Lipsyte's verbal imagery is impressive again, specifically his use of verbals. An ice ball in the gut symbolizes Alfred's pre-fight fear. Just as the bout is to begin, the ice ball explodes, "spraying his entire body with freezing, paralyzing streams of water, weighing down his arms, deadening his legs, squeezing his heart." No wonder Rivera's first punch nails Alfred. Still, all the training pays off. Alfred bounces off the ropes jabbing. His legs are "steel springs"; his arms are "whips." Alfred has been superbly prepared, if he follows Donatelli's instructions.

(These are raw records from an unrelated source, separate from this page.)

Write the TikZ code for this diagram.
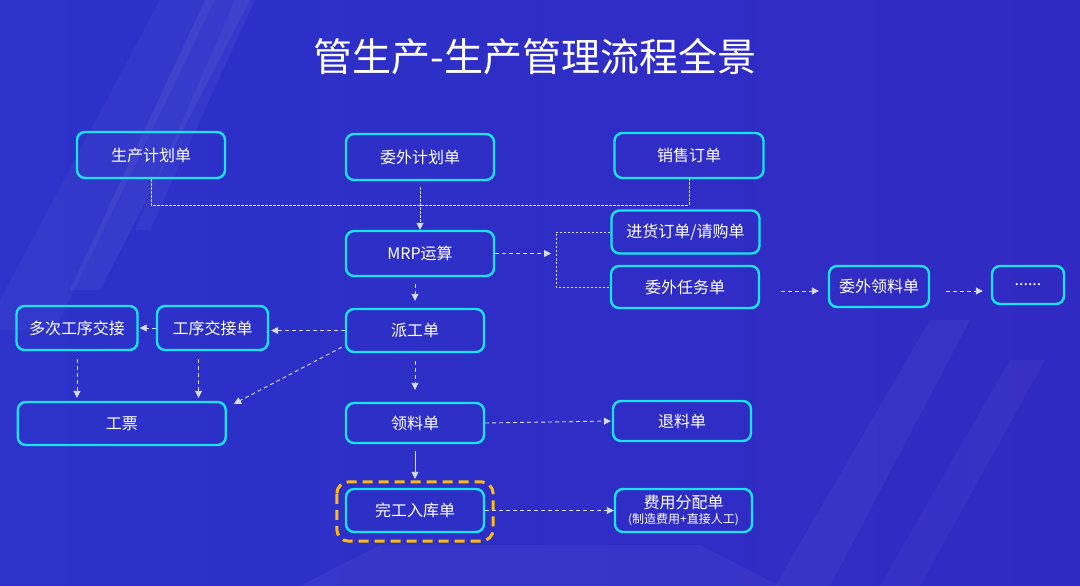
\documentclass[tikz,border=0pt]{standalone}
\usepackage{fontspec}
\setmainfont{Noto Sans CJK SC}
\usetikzlibrary{arrows.meta,calc}
\definecolor{bgl}{RGB}{44,50,202}
\definecolor{bgr}{RGB}{49,42,194}
\definecolor{cyanb}{RGB}{24,228,245}
\definecolor{lineg}{RGB}{215,220,242}
\definecolor{orangeb}{RGB}{250,188,20}
\begin{document}
\begin{tikzpicture}[x=1pt,y=-1pt,
  box/.style={draw=cyanb, line width=2.4pt, rounded corners=8pt, text=white,
    font=\fontsize{16}{18}\selectfont, inner sep=0pt},
  conn/.style={draw=lineg, line width=0.8pt, dash pattern=on 2.5pt off 1.5pt},
  mconn/.style={draw=lineg, line width=0.9pt, dash pattern=on 4pt off 3pt},
  arr/.style={conn, -{Triangle[length=7pt,width=7pt]}},
  marr/.style={mconn, -{Triangle[length=7pt,width=7pt]}},
  solidarr/.style={draw=lineg, line width=0.9pt, -{Triangle[length=7pt,width=7pt]}},
]
\shade[left color=bgl, right color=bgr] (0,0) rectangle (1080,586);
\useasboundingbox (0,0) rectangle (1080,586);
% faint decorative bands
\fill[white, opacity=0.035] (160,0) -- (215,0) -- (55,330) -- (0,330) -- (0,300) -- cycle;
\fill[white, opacity=0.05] (205,0) -- (250,0) -- (100,290) -- (70,290) -- cycle;
\fill[white, opacity=0.04] (235,0) -- (255,0) -- (150,230) -- (135,230) -- cycle;
\fill[white, opacity=0.04] (930,320) -- (970,320) -- (830,586) -- (775,586) -- cycle;
\fill[white, opacity=0.03] (1010,360) -- (1045,360) -- (920,586) -- (880,586) -- cycle;
\fill[white, opacity=0.04] (300,586) -- (380,545) -- (700,545) -- (780,586) -- cycle;

\node[text=white, font=\fontsize{39}{41}\selectfont] (title) at (535,57) {管生产-生产管理流程全景};

\node[box, minimum width=148pt, minimum height=46pt] (plan) at (151,155) {生产计划单};
\node[box, minimum width=148pt, minimum height=46pt] (outplan) at (420,157) {委外计划单};
\node[box, minimum width=149pt, minimum height=45pt] (sales) at (689,155.5) {销售订单};
\node[box, minimum width=148pt, minimum height=45pt] (mrp) at (420,253.5) {MRP运算};
\node[box, minimum width=148pt, minimum height=43pt] (purch) at (685.5,232) {进货订单/请购单};
\node[box, minimum width=148pt, minimum height=42pt] (task) at (685,287) {委外任务单};
\node[box, minimum width=100pt, minimum height=41pt] (outpick) at (879,286.5) {委外领料单};
\node[box, minimum width=72pt, minimum height=38pt] (dots) at (1028,285) {......};
\node[box, minimum width=121pt, minimum height=44pt] (multi) at (77,328) {多次工序交接};
\node[box, minimum width=111pt, minimum height=44pt] (hand) at (212.5,328) {工序交接单};
\node[box, minimum width=138pt, minimum height=43pt] (dispatch) at (415,330.5) {派工单};
\node[box, minimum width=208pt, minimum height=43pt] (ticket) at (121.75,423.5) {工票};
\node[box, minimum width=138pt, minimum height=40pt] (pick) at (415,423) {领料单};
\node[box, minimum width=138pt, minimum height=40pt] (ret) at (682,421) {退料单};
\node[box, minimum width=138pt, minimum height=43pt] (finish) at (415,510.5) {完工入库单};
\node[box, minimum width=137pt, minimum height=43pt, align=center] (cost) at (683.5,510.5)
  {费用分配单\\[-3pt]{\fontsize{12}{13}\selectfont (制造费用+直接人工)}};

\draw[orangeb, line width=3pt, dash pattern=on 10pt off 6pt, rounded corners=12pt]
  ([shift={(-8pt,6pt)}]finish.north west) rectangle ([shift={(8pt,-8pt)}]finish.south east);

\coordinate (j) at (420,205);
\coordinate (br) at (556,260);
\coordinate (mrpin) at (551,253.5);

\draw[conn] (plan.south) |- (j) -| (sales.south);
\draw[arr, shorten <=6pt] (outplan.south) -- (mrp.north);
\draw[marr] (mrp.east) -- (mrpin);
\draw[conn] (purch.west) -| (br) |- (task.west);
\draw[marr] ([shift={(21pt,-4pt)}]task.east) -- ([shift={(-9pt,-4.5pt)}]outpick.west);
\draw[marr] ([shift={(16pt,-4.5pt)}]outpick.east) -- ([shift={(-8pt,-6pt)}]dots.west);
\draw[marr, shorten <=7pt, shorten >=7pt] (dispatch.north |- mrp.south) -- (dispatch.north);
\draw[marr, shorten >=2pt] (dispatch.west) -- (dispatch.west -| hand.east);
\draw[marr, shorten >=1pt] (hand.west) -- (multi.east);
\draw[marr, shorten <=8pt, shorten >=3pt] (multi.south) -- (multi.south |- ticket.north);
\draw[marr, shorten <=8pt, shorten >=3pt] ([xshift=-14pt]hand.south) -- ([xshift=-14pt]hand.south |- ticket.north);
\draw[marr] ([shift={(-3pt,6pt)}]dispatch.south west) -- ([shift={(7pt,-3pt)}]ticket.north east);
\draw[marr, shorten <=8pt, shorten >=12pt] (dispatch.south) -- (pick.north);
\draw[marr, shorten >=1pt] (pick.east) -- (ret.west);
\draw[solidarr, shorten <=7pt, shorten >=9pt] (pick.south) -- (finish.north);
\draw[marr] (finish.east) -- (cost.west);
\end{tikzpicture}
\end{document}
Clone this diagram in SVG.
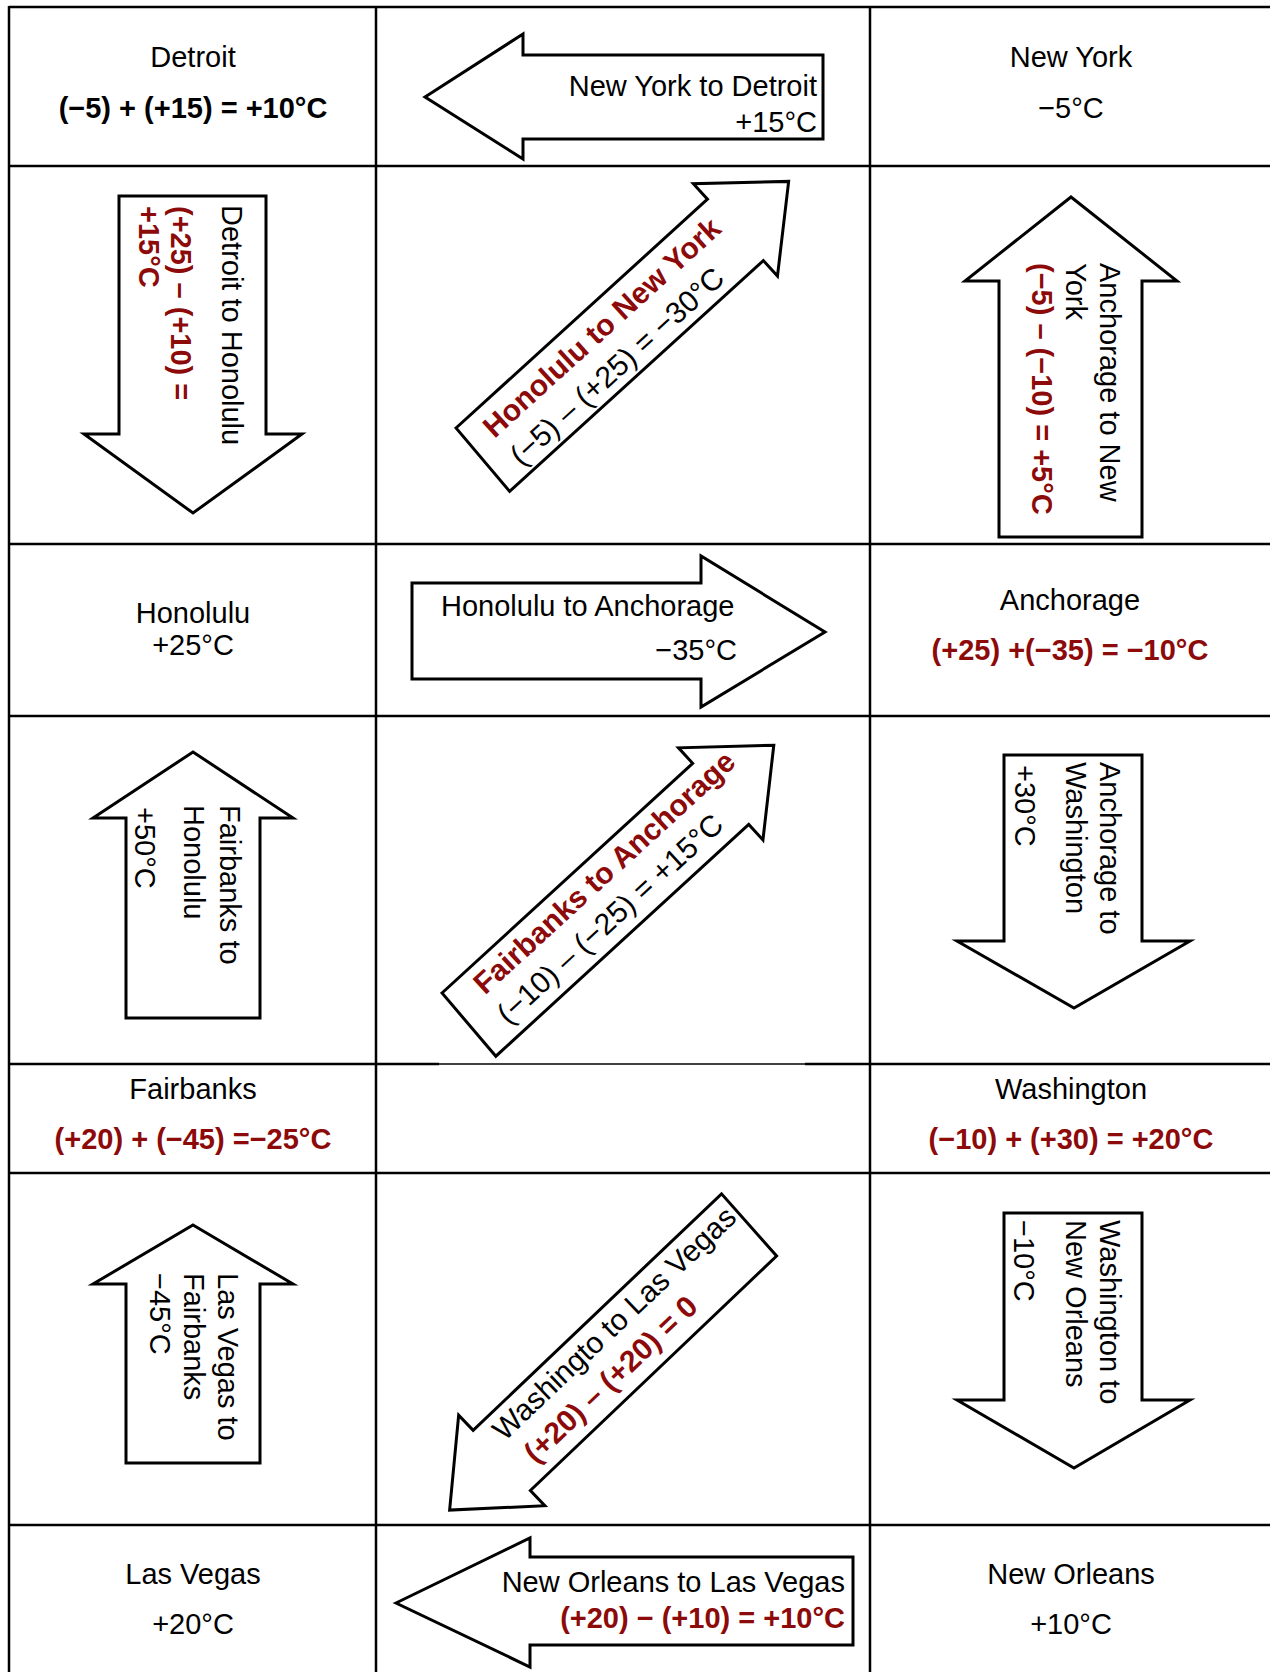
<svg xmlns="http://www.w3.org/2000/svg" width="1270" height="1672" viewBox="0 0 1270 1672">
<style>
text{font-family:"Liberation Sans",Arial,sans-serif;font-size:29px;fill:#000}
.b{font-weight:bold}
.r{fill:#8c0a0a;font-weight:bold}
.c{text-anchor:middle}
.e{text-anchor:end}
.d{font-size:30px}
.grid line{stroke:#000;stroke-width:2.5}
.arrow{fill:#fff;stroke:#000;stroke-width:3;stroke-linejoin:miter}
</style>
<defs>
<polygon id="diag" points="0,0 340,0 340,-21 412,41.5 340,104 340,83 -3,83"/>
</defs>
<rect width="1270" height="1672" fill="#fff"/>
<g class="grid" id="grid">
<line x1="9" y1="7" x2="1270" y2="7"/>
<line x1="9" y1="166" x2="1270" y2="166"/>
<line x1="9" y1="544" x2="1270" y2="544"/>
<line x1="9" y1="716" x2="1270" y2="716"/>
<line x1="9" y1="1064" x2="439" y2="1064"/>
<line x1="439" y1="1064" x2="805" y2="1064" style="stroke-width:1.3"/>
<line x1="805" y1="1064" x2="1270" y2="1064"/>
<line x1="9" y1="1173" x2="1270" y2="1173"/>
<line x1="9" y1="1525" x2="1270" y2="1525"/>
<line x1="9" y1="6" x2="9" y2="1672"/>
<line x1="376" y1="6" x2="376" y2="1672"/>
<line x1="870" y1="6" x2="870" y2="1672"/>
</g>
<g id="detroit">
<text class="c" x="193" y="67">Detroit</text>
<text class="c b" x="193" y="118">(−5) + (+15) = +10°C</text>
</g>
<g id="new-york">
<text class="c" x="1071" y="67">New York</text>
<text class="c" x="1071" y="118">−5°C</text>
</g>
<g id="honolulu">
<text class="c" x="193" y="623">Honolulu</text>
<text class="c" x="193" y="655">+25°C</text>
</g>
<g id="anchorage">
<text class="c" x="1070" y="610">Anchorage</text>
<text class="c r" x="1070" y="660">(+25) +(−35) = −10°C</text>
</g>
<g id="fairbanks">
<text class="c" x="193" y="1099">Fairbanks</text>
<text class="c r" x="193" y="1149">(+20) + (−45) =−25°C</text>
</g>
<g id="washington">
<text class="c" x="1071" y="1099">Washington</text>
<text class="c r" x="1071" y="1149">(−10) + (+30) = +20°C</text>
</g>
<g id="las-vegas">
<text class="c" x="193" y="1584">Las Vegas</text>
<text class="c" x="193" y="1634">+20°C</text>
</g>
<g id="new-orleans">
<text class="c" x="1071" y="1584">New Orleans</text>
<text class="c" x="1071" y="1634">+10°C</text>
</g>
<g id="connectors">
<g id="ny-detroit">
<polygon class="arrow" points="425,97 523,34 523,55 823,55 823,139 523,139 523,159"/>
<text class="e" x="817" y="96">New York to Detroit</text>
<text class="e" x="817" y="132">+15°C</text>
</g>
<g id="detroit-honolulu">
<polygon class="arrow" points="119,196 266,196 266,434 302,434 193,513 84,434 119,434"/>
<text transform="translate(222,205) rotate(90)">Detroit to Honolulu</text>
<text class="r" transform="translate(171,206) rotate(90)">(+25) – (+10) =</text>
<text class="r" transform="translate(139,206) rotate(90)">+15°C</text>
</g>
<g id="honolulu-newyork" transform="translate(456,428) rotate(-42.3)">
<use href="#diag" class="arrow"/>
<text class="r d" x="21" y="34">Honolulu to New York</text>
<text class="d" x="22" y="73">(−5) – (+25) = −30°C</text>
</g>
<g id="anchorage-newyork">
<polygon class="arrow" points="1071,197 1177,281 1142,281 1142,537 999,537 999,281 965,281"/>
<text transform="translate(1100,263) rotate(90)">Anchorage to New</text>
<text transform="translate(1066,263) rotate(90)">York</text>
<text class="r" transform="translate(1032,263) rotate(90)">(−5) – (−10) = +5°C</text>
</g>
<g id="honolulu-anchorage">
<polygon class="arrow" points="412,583 701,583 701,556 825,632 701,707 701,679 412,679"/>
<text x="441" y="616">Honolulu to Anchorage</text>
<text class="e" x="737" y="660">−35°C</text>
</g>
<g id="fairbanks-honolulu">
<polygon class="arrow" points="193,752 293,818 260,818 260,1018 126,1018 126,818 93,818"/>
<text transform="translate(220,805) rotate(90)">Fairbanks to</text>
<text transform="translate(184,805) rotate(90)">Honolulu</text>
<text transform="translate(135,807) rotate(90)">+50°C</text>
</g>
<g id="fairbanks-anchorage" transform="translate(442,993) rotate(-42.5)">
<use href="#diag" class="arrow"/>
<text class="r d" x="30" y="31">Fairbanks to Anchorage</text>
<text class="d" x="27" y="69">(−10) – (−25) = +15°C</text>
</g>
<g id="anchorage-washington">
<polygon class="arrow" points="1004,755 1142,755 1142,941 1190,941 1074,1008 957,941 1004,941"/>
<text transform="translate(1100,762) rotate(90)">Anchorage to</text>
<text transform="translate(1066,762) rotate(90)">Washington</text>
<text transform="translate(1015,765) rotate(90)">+30°C</text>
</g>
<g id="lasvegas-fairbanks">
<polygon class="arrow" points="193,1225 293,1284 260,1284 260,1463 126,1463 126,1284 93,1284"/>
<text transform="translate(218,1273) rotate(90)">Las Vegas to</text>
<text transform="translate(184,1273) rotate(90)">Fairbanks</text>
<text transform="translate(150,1273) rotate(90)">−45°C</text>
</g>
<g id="washington-lasvegas">
<use href="#diag" class="arrow" transform="translate(776.6,1256) rotate(136.4)"/>
<g transform="translate(473,1430.5) rotate(-43.6)">
<text class="d" x="15" y="30">Washingto to Las Vegas</text>
<text class="r d" x="22" y="68">(+20) – (+20) = 0</text>
</g>
</g>
<g id="washington-neworleans">
<polygon class="arrow" points="1004,1213 1142,1213 1142,1400 1190,1400 1074,1468 957,1400 1004,1400"/>
<text transform="translate(1100,1220) rotate(90)">Washington to</text>
<text transform="translate(1066,1220) rotate(90)">New Orleans</text>
<text transform="translate(1014,1220) rotate(90)">−10°C</text>
</g>
<g id="neworleans-lasvegas">
<polygon class="arrow" points="396,1603 530,1538 530,1557 853,1557 853,1645 530,1645 530,1667"/>
<text class="e" x="845" y="1592">New Orleans to Las Vegas</text>
<text class="e r" x="845" y="1628">(+20) − (+10) = +10°C</text>
</g>
</g>
</svg>
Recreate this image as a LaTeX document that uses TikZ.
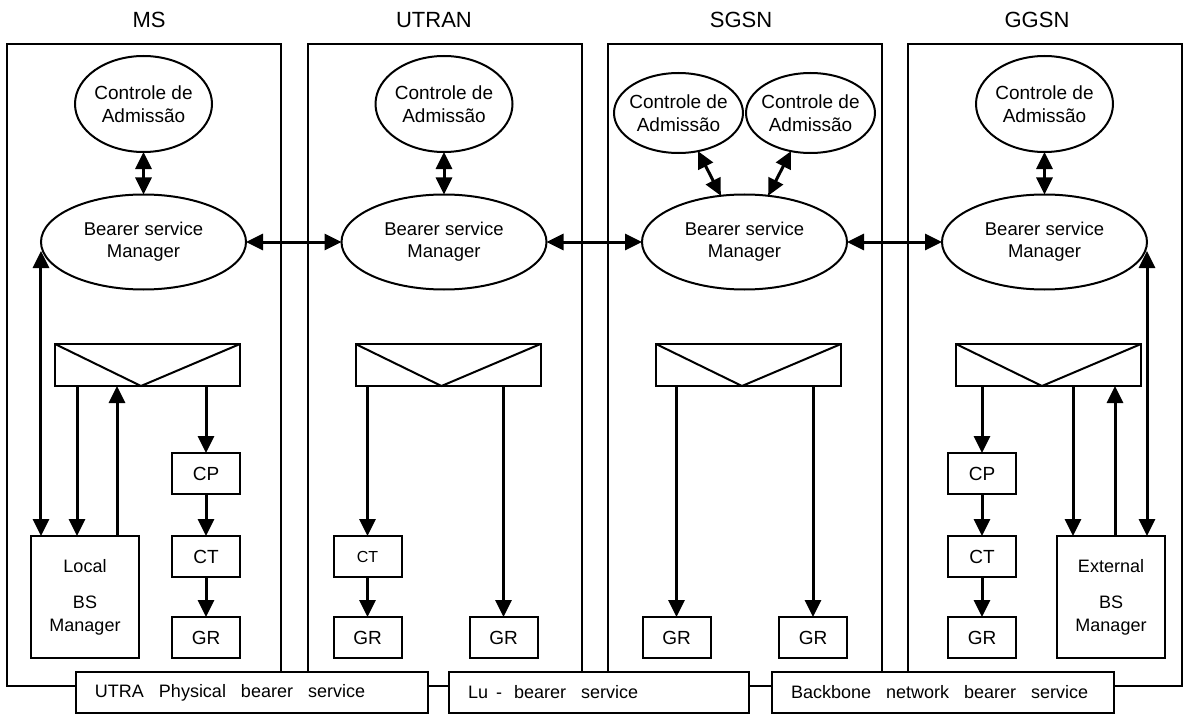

Bill Witherspoon and his wife, Betty, serve as examples of life beyond the ring. Even on this day of Alfred's crucial first fight, they talk with him about education. The living room of their modest apartment houses more books that Alfred has ever seen in a home. Henry points out that the couple uses the books to settle arguments, like whether a black man was the first to reach the North Pole. Alfred laughingly compares this to an argument at James' house when his friend's parents threw whiskey bottles at each other in a dispute over cigarettes; a bottle hit James in the head, and it took nine stitches to close the wound.
Bill and Betty transcend racial stereotypes in other ways as well. They live in a racially mixed neighborhood. Alfred notices this and asks Spoon if he has white friends. Spoon says he has a few, joking that he decided to allow whites to move into his neighborhood when he saw that white boys' blood is the same color as his.
Lipsyte avoids being preachy or didactic, but this is a novel about a young man's education and maturation. There are some lessons along the way.
Glossary
Washington Heights a residential district in northern Manhattan, New York City; here, the area of New York in which Bill and Betty Witherspoon live.
polio short for "poliomyelitis," an accute infectious disease, especially of children, caused by a viral inflammation of the gray matter of the spinal cord; it is accompanied by paralysis of various muscle groups that sometimes atrophy, often with resulting permanent deformities; here, the disease that crippled Henry Johnson.
terry-cloth a pile fabric, usually woven of cotton, used to make towels and robes; here, the fabric in the robe Alfred receives before his fight.